Every time I go to Target, the pasta shelf is empty. Possible reasons:

1. Fuel costs. Diesel is expensive, which means trucks try to coast downhill for long periods. As soon as they outfit their rigs with mainsails, we'll see a return to plentiful pasta, providing that a stiff Nor'easter doesn't drive them back over the North Dakota border. It'll be an inspiring sight to see on the highway. The swabbies capering up the rigging, the driver bellowing out commands: Trim the jibs, good buddy! Ten four!

2. They can't find enough people to stock the shelves. There's a worker shortage, and people won't take a job packing pasta on the shelves if they can get a work-from-home job where they have Zoom meetings about why there's no pasta on the shelves.

(On a side note: Once upon a time at Target, you'd hear the PA system say that assistance was needed in Aisle 14, ending with: "Who is responding?" It always had a vaguely unsettling tone, both irritated and despondent. In another sense, it's an almost philosophical question, a plea to the great silence we sometimes feel in our moments of trial and stress, as if you know your prayers went straight to voice mail.

(I don't hear that anymore. The recorded voice doesn't ask who is responding because the answer is no one, they're down to 12 people, and four of those are helping people figure out how to code in bananas at the self-checkout. The code is 4011. Everyone should know that by now.)

3. Hoarding. We hear of impending food shortages, and, of course, inflation means the pasta will cost more next week, so we pick up an extra box or two. You know what they did with hoarders in World War II? They rounded 'em up, took them to edge of town and shot them. Of course, they used those plastic guns that shot the little sticks with rubber suction cups on the end, and they'd stick to people's foreheads. You couldn't take them off for a day so everyone knew you were a hoarder. Folks would hiss at you as you walked home: "Unicorn!"

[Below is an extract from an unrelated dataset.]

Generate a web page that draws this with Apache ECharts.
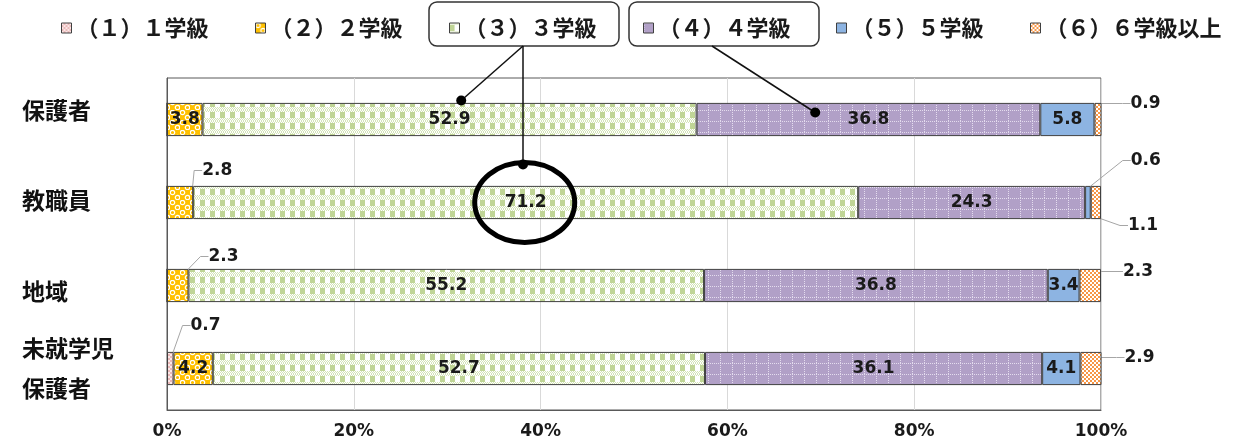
<!DOCTYPE html>
<html>
<head>
<meta charset="utf-8">
<script src="https://cdn.jsdelivr.net/npm/echarts@6/dist/echarts.min.js"></script>
<style>
    html, body { margin: 0; padding: 0; background: #fff; }
    #chart { width: 1233px; height: 448px; }
</style>
</head>
<body>
<div id="chart"></div>
<script>
    // 区分
    var categories = ['保護者', '教職員', '地域', '未就学児\n保護者'];
    var seriesNames = ['（１）１学級', '（２）２学級', '（３）３学級', '（４）４学級', '（５）５学級', '（６）６学級以上'];
    // 各学級数の割合（%）
    var grade1 = [0, 0, 0, 0.7];
    var grade2 = [3.8, 2.8, 2.3, 4.2];
    var grade3 = [52.9, 71.2, 55.2, 52.7];
    var grade4 = [36.8, 24.3, 36.8, 36.1];
    var grade5 = [5.8, 0.6, 3.4, 4.1];
    var grade6 = [0.9, 1.1, 2.3, 2.9];
    var xTicks = [0, 20, 40, 60, 80, 100];

    var FONT = '"Noto Sans CJK JP", "Noto Sans", sans-serif';
    var NUM_FONT = '"DejaVu Sans", sans-serif';

    // 外側ラベル（引き出し線あり）の位置: [系列, 行, dx, dy]
    var outsideLabels = [
        [0, 3, 17, -43],
        [1, 1, 9, -32],
        [1, 2, 20, -29],
        [4, 1, 40, -42],
        [5, 0, 29, -16],
        [5, 1, 27, 23],
        [5, 2, 22, -14],
        [5, 3, 23, -11]
    ];
    function findOutside(s, i) {
        for (var k = 0; k < outsideLabels.length; k++) {
            if (outsideLabels[k][0] === s && outsideLabels[k][1] === i) return outsideLabels[k];
        }
        return null;
    }

    // 模様
    function tile(w, h, draw) {
        var c = document.createElement('canvas');
        c.width = w; c.height = h;
        draw(c.getContext('2d'));
        return { image: c, repeat: 'repeat' };
    }
    var fills = [
        tile(4, 4, function (g) {
            g.fillStyle = '#eab8b8'; g.fillRect(0, 0, 4, 4);
            g.fillStyle = '#fbe9e9'; g.fillRect(0, 0, 2, 2); g.fillRect(2, 2, 2, 2);
        }),
        tile(10, 10, function (g) {
            g.fillStyle = '#ffc000'; g.fillRect(0, 0, 10, 10);
            g.strokeStyle = '#fff'; g.lineWidth = 1.2;
            g.beginPath(); g.arc(2.5, 2.5, 2.2, 0, Math.PI * 2); g.stroke();
            g.beginPath(); g.arc(7.5, 7.5, 2.2, 0, Math.PI * 2); g.stroke();
        }),
        tile(10, 11, function (g) {
            for (var y = 0; y < 11; y++) {
                for (var x = 0; x < 10; x++) {
                    g.fillStyle = (x + y) % 2 ? '#d5e4b8' : '#ffffff';
                    g.fillRect(x, y, 1, 1);
                }
            }
            g.fillStyle = '#c0d596'; g.fillRect(0, 2, 5, 6);
            g.fillStyle = '#ffffff'; g.fillRect(5, 2, 5, 6);
        }),
        tile(12, 11, function (g) {
            g.fillStyle = '#b1a0c7'; g.fillRect(0, 0, 12, 11);
            g.fillStyle = '#e4dcee';
            for (var x = 0; x < 12; x += 2) g.fillRect(x, 0, 1, 1);
            for (var y = 0; y < 11; y += 2) g.fillRect(0, y, 1, 1);
        }),
        '#8db4e2',
        tile(4, 4, function (g) {
            g.fillStyle = '#f79646'; g.fillRect(0, 0, 4, 4);
            g.fillStyle = '#ffffff'; g.fillRect(0, 0, 2, 2); g.fillRect(2, 2, 2, 2);
        })
    ];

    var allValues = [grade1, grade2, grade3, grade4, grade5, grade6];

    var series = allValues.map(function (vals, s) {
        return {
            name: seriesNames[s],
            type: 'bar',
            stack: 'total',
            barWidth: '40%',
            itemStyle: { color: fills[s], borderColor: '#404040', borderWidth: 1 },
            label: {
                fontFamily: NUM_FONT, fontWeight: 'bold', fontSize: 17, color: '#1a1a1a'
            },
            labelLine: { lineStyle: { color: '#a6a6a6', width: 1 }, length2: 8 },
            labelLayout: function (params) {
                var o = findOutside(params.seriesIndex, params.dataIndex);
                if (!o) return {};
                return {
                    x: params.rect.x + params.rect.width + o[2],
                    y: params.rect.y + params.rect.height / 2 + o[3],
                    align: 'left',
                    verticalAlign: 'middle'
                };
            },
            data: vals.map(function (v, i) {
                var out = findOutside(s, i);
                return {
                    value: v,
                    label: { show: v > 0, position: out ? 'right' : 'inside' },
                    labelLine: { show: !!out }
                };
            })
        };
    });

    var legendLefts = [56, 250, 444, 638, 831, 1025];
    var legends = seriesNames.map(function (n, i) {
        return {
            data: [{ name: n, icon: 'rect' }],
            left: legendLefts[i],
            top: 12,
            itemWidth: 10,
            itemHeight: 10,
            selectedMode: false,
            itemStyle: { borderColor: '#404040', borderWidth: 1 },
            textStyle: { fontFamily: FONT, fontWeight: 'bold', fontSize: 22, color: '#1a1a1a' }
        };
    });

    var option = {
        animation: false,
        backgroundColor: '#fff',
        legend: legends,
        grid: { left: 167, right: 132, top: 78, bottom: 38, show: true, borderColor: '#595959', borderWidth: 1 },
        xAxis: {
            type: 'value',
            min: xTicks[0],
            max: xTicks[xTicks.length - 1],
            interval: xTicks[1] - xTicks[0],
            axisLine: { show: true, lineStyle: { color: '#595959' } },
            axisTick: { show: false },
            splitLine: { show: true, lineStyle: { color: '#d9d9d9' } },
            axisLabel: {
                formatter: '{value}%', margin: 13,
                fontFamily: NUM_FONT, fontWeight: 'bold', fontSize: 17, color: '#1a1a1a'
            }
        },
        yAxis: {
            type: 'category',
            inverse: true,
            data: categories,
            axisLine: { show: true, lineStyle: { color: '#595959' } },
            axisTick: { show: false },
            axisLabel: {
                align: 'left', margin: 145,
                formatter: function (v, i) { return '{c' + i + '|' + v + '}'; },
                rich: {
                    c0: { fontFamily: FONT, fontWeight: 'bold', fontSize: 23, color: '#111', padding: [0, 0, 18, 0] },
                    c1: { fontFamily: FONT, fontWeight: 'bold', fontSize: 23, color: '#111', padding: [0, 0, 4, 0] },
                    c2: { fontFamily: FONT, fontWeight: 'bold', fontSize: 23, color: '#111', padding: [12, 0, 0, 0] },
                    c3: { fontFamily: FONT, fontWeight: 'bold', fontSize: 23, color: '#111', lineHeight: 40 }
                }
            }
        },
        series: series
    };

    var chart = echarts.init(document.getElementById('chart'));
    chart.setOption(option);

    // 注釈（吹き出しと丸）
    function px(x, row) { return chart.convertToPixel({ xAxisIndex: 0, yAxisIndex: 0 }, [x, row]); }
    var dotA = px(31.5, 0); dotA[1] -= 19;
    var dotC = px(69.4, 0); dotC[1] -= 7;
    var ring = px(38.3, 1);
    var dotB = [523, ring[1] - 38];

    chart.setOption({
        graphic: [
            { type: 'rect', z: 100, shape: { x: 429, y: 2, width: 190, height: 44, r: 8 }, style: { fill: 'none', stroke: '#333', lineWidth: 1.5 } },
            { type: 'rect', z: 100, shape: { x: 629, y: 2, width: 190, height: 44, r: 8 }, style: { fill: 'none', stroke: '#333', lineWidth: 1.5 } },
            { type: 'line', z: 100, shape: { x1: 523, y1: 46, x2: dotA[0], y2: dotA[1] }, style: { stroke: '#111', lineWidth: 1.5 } },
            { type: 'line', z: 100, shape: { x1: 523, y1: 46, x2: dotB[0], y2: dotB[1] }, style: { stroke: '#111', lineWidth: 1.5 } },
            { type: 'line', z: 100, shape: { x1: 712, y1: 46, x2: dotC[0], y2: dotC[1] }, style: { stroke: '#111', lineWidth: 1.5 } },
            { type: 'circle', z: 101, shape: { cx: dotA[0], cy: dotA[1], r: 5 }, style: { fill: '#000' } },
            { type: 'circle', z: 101, shape: { cx: dotB[0], cy: dotB[1], r: 5 }, style: { fill: '#000' } },
            { type: 'circle', z: 101, shape: { cx: dotC[0], cy: dotC[1], r: 5 }, style: { fill: '#000' } },
            { type: 'ellipse', z: 100, shape: { cx: ring[0], cy: ring[1], rx: 50, ry: 40 }, style: { fill: 'none', stroke: '#000', lineWidth: 5 } }
        ]
    });

    window.addEventListener('resize', function () {
        chart.resize();
    });
</script>
</body>
</html>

(Kidding, but I know this is going to end up in some seventh-grader's term paper in 50 years when they google how the 2020s were going.)

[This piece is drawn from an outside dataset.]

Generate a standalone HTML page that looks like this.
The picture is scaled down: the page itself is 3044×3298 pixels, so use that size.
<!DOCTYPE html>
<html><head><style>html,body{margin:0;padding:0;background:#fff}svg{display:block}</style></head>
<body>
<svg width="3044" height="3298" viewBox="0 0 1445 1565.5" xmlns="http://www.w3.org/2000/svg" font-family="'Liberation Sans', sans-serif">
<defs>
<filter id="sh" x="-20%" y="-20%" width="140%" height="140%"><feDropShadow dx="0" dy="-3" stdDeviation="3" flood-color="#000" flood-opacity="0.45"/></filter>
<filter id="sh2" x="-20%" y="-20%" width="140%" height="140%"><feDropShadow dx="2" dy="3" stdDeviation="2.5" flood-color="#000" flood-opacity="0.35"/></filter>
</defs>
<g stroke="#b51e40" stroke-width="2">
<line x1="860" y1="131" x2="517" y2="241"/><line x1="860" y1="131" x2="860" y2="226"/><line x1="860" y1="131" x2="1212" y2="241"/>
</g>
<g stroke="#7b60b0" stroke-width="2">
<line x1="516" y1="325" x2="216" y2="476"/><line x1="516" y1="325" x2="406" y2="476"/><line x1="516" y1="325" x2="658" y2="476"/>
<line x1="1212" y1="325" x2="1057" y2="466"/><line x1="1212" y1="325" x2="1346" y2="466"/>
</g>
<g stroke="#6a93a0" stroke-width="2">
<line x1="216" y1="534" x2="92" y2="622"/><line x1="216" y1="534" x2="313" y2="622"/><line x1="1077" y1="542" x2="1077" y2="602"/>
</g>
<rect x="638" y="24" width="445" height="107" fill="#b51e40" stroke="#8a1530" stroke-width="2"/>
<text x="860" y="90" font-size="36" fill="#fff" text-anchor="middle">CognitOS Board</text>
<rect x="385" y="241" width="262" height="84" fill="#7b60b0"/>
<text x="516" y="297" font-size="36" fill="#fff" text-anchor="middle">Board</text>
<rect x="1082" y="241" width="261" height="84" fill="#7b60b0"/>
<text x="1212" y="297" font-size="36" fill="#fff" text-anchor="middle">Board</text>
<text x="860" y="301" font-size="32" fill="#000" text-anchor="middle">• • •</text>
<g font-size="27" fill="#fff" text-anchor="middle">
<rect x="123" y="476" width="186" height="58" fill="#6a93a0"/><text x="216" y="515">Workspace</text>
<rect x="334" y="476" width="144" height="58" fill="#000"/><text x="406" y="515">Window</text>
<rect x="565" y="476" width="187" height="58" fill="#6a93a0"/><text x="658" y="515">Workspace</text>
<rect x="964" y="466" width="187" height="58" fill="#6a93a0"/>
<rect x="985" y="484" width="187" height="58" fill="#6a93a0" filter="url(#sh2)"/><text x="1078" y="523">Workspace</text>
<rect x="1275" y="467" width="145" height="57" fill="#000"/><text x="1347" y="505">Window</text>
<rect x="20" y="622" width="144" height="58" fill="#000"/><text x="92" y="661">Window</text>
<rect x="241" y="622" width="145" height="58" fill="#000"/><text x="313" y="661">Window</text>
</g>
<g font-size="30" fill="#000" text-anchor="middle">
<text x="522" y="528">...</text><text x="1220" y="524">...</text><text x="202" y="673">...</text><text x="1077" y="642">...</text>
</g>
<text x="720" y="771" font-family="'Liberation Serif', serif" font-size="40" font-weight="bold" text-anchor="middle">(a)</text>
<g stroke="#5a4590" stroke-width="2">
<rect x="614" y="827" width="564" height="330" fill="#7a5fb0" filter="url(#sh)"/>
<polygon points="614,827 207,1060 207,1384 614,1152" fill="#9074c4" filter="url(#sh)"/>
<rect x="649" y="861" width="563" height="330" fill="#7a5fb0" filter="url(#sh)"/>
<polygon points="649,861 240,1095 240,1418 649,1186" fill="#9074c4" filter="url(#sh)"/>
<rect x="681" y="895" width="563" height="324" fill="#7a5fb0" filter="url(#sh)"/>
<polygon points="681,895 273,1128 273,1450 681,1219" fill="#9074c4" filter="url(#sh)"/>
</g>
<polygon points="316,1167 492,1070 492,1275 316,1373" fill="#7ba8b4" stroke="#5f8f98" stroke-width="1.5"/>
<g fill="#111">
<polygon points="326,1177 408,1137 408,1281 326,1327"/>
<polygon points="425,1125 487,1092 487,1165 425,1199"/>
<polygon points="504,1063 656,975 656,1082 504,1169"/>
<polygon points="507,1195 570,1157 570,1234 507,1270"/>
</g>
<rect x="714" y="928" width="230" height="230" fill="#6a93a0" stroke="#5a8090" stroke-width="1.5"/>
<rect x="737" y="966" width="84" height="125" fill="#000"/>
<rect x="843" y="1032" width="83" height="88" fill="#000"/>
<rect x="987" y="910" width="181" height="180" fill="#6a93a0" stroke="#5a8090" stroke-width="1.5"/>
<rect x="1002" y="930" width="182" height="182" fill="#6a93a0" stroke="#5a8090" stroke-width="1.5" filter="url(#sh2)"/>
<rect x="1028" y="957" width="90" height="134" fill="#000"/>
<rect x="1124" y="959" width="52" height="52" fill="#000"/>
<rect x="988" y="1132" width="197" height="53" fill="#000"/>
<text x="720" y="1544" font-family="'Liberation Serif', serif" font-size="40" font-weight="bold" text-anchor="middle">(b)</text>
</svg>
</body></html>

I know I've picked up an extra box now and then. Nothing like slightly empty shelves to make you pitch in, leaving them entirely empty.

Here's the thing, though. They were out of all the varieties: spaghetti, rotini, radiatores, fusilli, spunilli, vagalone, brachioli and tortalawsuiti. (Yes, I'm just making them up now ).

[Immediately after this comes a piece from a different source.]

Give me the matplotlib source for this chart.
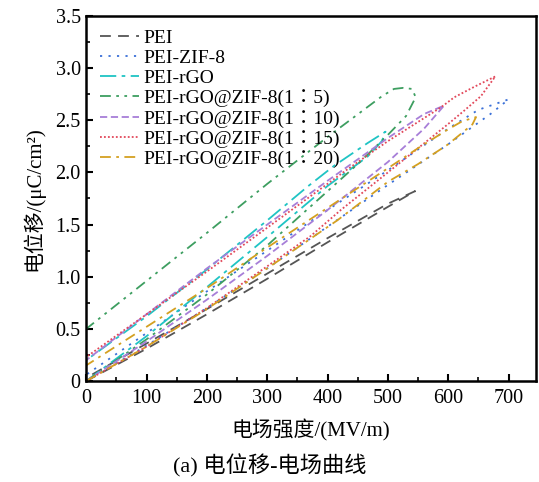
import numpy as np
import matplotlib.pyplot as plt
from matplotlib.ticker import MultipleLocator, FuncFormatter

plt.rcParams['font.family'] = ['Liberation Serif', 'Noto Sans CJK SC']

# D-E loops: charge branch (0 -> Emax) then discharge branch (Emax -> 0)
pei_charge_e = [0, 100, 200, 300, 400, 500, 545]
pei_charge_d = [0, 0.31, 0.64, 0.98, 1.33, 1.67, 1.82]
pei_dis_e = [545, 500, 400, 300, 200, 100, 0]
pei_dis_d = [1.82, 1.70, 1.37, 1.03, 0.69, 0.36, 0.03]

zif_charge_e = [0, 100, 200, 300, 400, 500, 600, 670, 700]
zif_charge_d = [0, 0.34, 0.70, 1.08, 1.48, 1.88, 2.27, 2.56, 2.70]
zif_dis_e = [700, 650, 600, 500, 400, 300, 200, 100, 0]
zif_dis_d = [2.70, 2.60, 2.42, 2.02, 1.64, 1.25, 0.86, 0.46, 0.06]

rgo_charge_e = [0, 100, 200, 300, 400, 466, 490, 496]
rgo_charge_d = [0, 0.43, 0.90, 1.38, 1.87, 2.15, 2.30, 2.39]
rgo_dis_e = [496, 466, 410, 366, 300, 200, 100, 0]
rgo_dis_d = [2.40, 2.28, 2.06, 1.86, 1.54, 1.07, 0.62, 0.20]

r5_charge_e = [0, 100, 200, 300, 400, 450, 500, 530, 546]
r5_charge_d = [0, 0.40, 0.83, 1.30, 1.82, 2.08, 2.36, 2.54, 2.72]
r5_dis_e = [546, 540, 525, 510, 490, 400, 300, 200, 100, 0]
r5_dis_d = [2.76, 2.80, 2.81, 2.80, 2.73, 2.34, 1.89, 1.42, 0.96, 0.50]

r10_charge_e = [0, 100, 200, 300, 400, 500, 560, 593]
r10_charge_d = [0, 0.38, 0.78, 1.20, 1.64, 2.10, 2.42, 2.64]
r10_dis_e = [593, 560, 500, 400, 300, 200, 100, 0]
r10_dis_d = [2.65, 2.56, 2.33, 1.92, 1.50, 1.08, 0.64, 0.20]

r15_charge_e = [0, 100, 200, 300, 372, 422, 500, 599, 626, 654, 678]
r15_charge_d = [0, 0.33, 0.70, 1.10, 1.39, 1.64, 2.00, 2.46, 2.59, 2.73, 2.92]
r15_dis_e = [678, 643, 610, 587, 500, 433, 300, 200, 100, 0]
r15_dis_d = [2.92, 2.82, 2.72, 2.62, 2.30, 2.03, 1.47, 1.05, 0.64, 0.23]

r20_charge_e = [0, 100, 200, 300, 416, 500, 550, 600, 640, 646]
r20_charge_d = [0, 0.33, 0.69, 1.08, 1.54, 1.91, 2.08, 2.27, 2.46, 2.53]
r20_dis_e = [646, 623, 599, 552, 500, 400, 300, 200, 100, 0]
r20_dis_d = [2.53, 2.49, 2.41, 2.24, 2.04, 1.66, 1.28, 0.89, 0.52, 0.15]

labels = ['PEI', 'PEI-ZIF-8', 'PEI-rGO', 'PEI-rGO@ZIF-8(1\uff1a5)',
          'PEI-rGO@ZIF-8(1\uff1a10)', 'PEI-rGO@ZIF-8(1\uff1a15)',
          'PEI-rGO@ZIF-8(1\uff1a20)']

series = [
    (pei_charge_e, pei_charge_d, pei_dis_e, pei_dis_d),
    (zif_charge_e, zif_charge_d, zif_dis_e, zif_dis_d),
    (rgo_charge_e, rgo_charge_d, rgo_dis_e, rgo_dis_d),
    (r5_charge_e, r5_charge_d, r5_dis_e, r5_dis_d),
    (r10_charge_e, r10_charge_d, r10_dis_e, r10_dis_d),
    (r15_charge_e, r15_charge_d, r15_dis_e, r15_dis_d),
    (r20_charge_e, r20_charge_d, r20_dis_e, r20_dis_d),
]

colors = ['#555555', '#3a70d8', '#1fc4c4', '#3d9e60', '#a77ed8', '#e2485a', '#d4a021']
dashes = [(6, 4), (1.2, 3.5), (9, 3, 2, 3), (6, 3, 1.5, 3, 1.5, 3),
          (4, 2), (1, 1.2), (6, 3, 1.5, 3)]

fig = plt.figure(figsize=(5.39, 4.82), dpi=100)
ax = fig.add_axes([0.160, 0.2095, 0.834, 0.7575])

for (ce, cd, de, dd), lab, c, ds in zip(series, labels, colors, dashes):
    e = list(ce) + list(de)[1:]
    d = list(cd) + list(dd)[1:]
    ax.plot(e, d, color=c, lw=1.3, dashes=ds, label=lab)

ax.set_xlim(0, 745)
ax.set_ylim(0, 3.5)
ax.xaxis.set_major_locator(MultipleLocator(100))
ax.xaxis.set_minor_locator(MultipleLocator(50))
ax.yaxis.set_major_locator(MultipleLocator(0.5))
ax.yaxis.set_minor_locator(MultipleLocator(0.25))
ax.yaxis.set_major_formatter(FuncFormatter(lambda v, p: '0' if v == 0 else f'{v:.1f}'))
ax.tick_params(which='major', direction='in', length=5, width=1.5, labelsize=14.5)
ax.tick_params(axis='x', which='major', pad=6)
ax.tick_params(axis='y', which='major', pad=4)
ax.tick_params(which='minor', direction='in', length=3, width=1.2)
for s in ax.spines.values():
    s.set_linewidth(1.8)

ax.set_xlabel('电场强度/(MV/m)', fontsize=15, labelpad=8)
ax.set_ylabel('电位移/(μC/cm²)', fontsize=15, labelpad=8)

ax.legend(loc='upper left', frameon=False, handlelength=2.0,
          labelspacing=0.12, handletextpad=0.25, borderaxespad=0.3,
          bbox_to_anchor=(0.0, 1.0),
          prop={'family': ['Liberation Serif', 'Noto Sans CJK TC'], 'size': 14})

fig.text(0.5, 0.02, '(a) 电位移-电场曲线', ha='center', fontsize=16)

fig.savefig('out.png', dpi=100)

Except for thin spaghetti. It's still there. Why? Because no one likes thin spaghetti. I will die on this hill.

"That's silly," you say. "First of all, no one's going to kill you over that, and second, why are you on a hill? Who goes to the top of a hill and dares someone to kill them over thin spaghetti?"

Figure of speech, sorry. Point is, thin spaghetti sounds like an insult. "Did you see that attempt at a field goal? Man, that was some thin spaghetti." But some people actually like angel hair, which is also thin spaghetti, because sometimes you don't want a plate of pasta with hearty sauce and delicious seasoned meatballs. You want some angel hair tossed in extra virgin olive oil, with some shrimp and dried green flakes — parsley, house paint, doesn't matter — to make it look nice. But it doesn't have the same satisfying diameter as normal spaghetti.

Nor is the name appetizing. Imagine the pre-dinner conversation:

"What kind of pasta are we having?"

"Hair."

"So it's really really thin?"

"No, it's the hair of angels, so it's thicker. More luxurious than human hair, I'd think. I don't know how they'd get a comb through that stuff. Well, an ordinary comb. They probably have special combs. Or they don't need to comb it; it just waves around dramatically. Point is, it's thinner than the usual spaghetti."

"So normal spaghetti is Demon Hair?"

"I don't think there's a law of opposite nomenclature when it comes to these things."

"Hold on," you say. "What you think is Hair of Angels is really vermicelli, the pasta appetizingly named after 'little worms.'" Perhaps. I still think it would be unsold. My point is that spaghetti as we know it, or SAWKI, is the baseline for our preferences, and the shelves prove it.

I also noted that the peanut butter was completely gone, and a sign said there was a problem in the manufacturing chain, so "supplies would be constrained." Constrained. That makes it sound like they have pallets of stuff in the backroom, but it's tied up because it's been lunging and snapping at people.

All I know is that I'd like for it to go back to normal, when I can go to the store and see 14 varieties of pasta I have no intention of buying, and pick up my usual box of SAWKI. Someday, perhaps. When the trade winds are strong, and the semis are making good time again.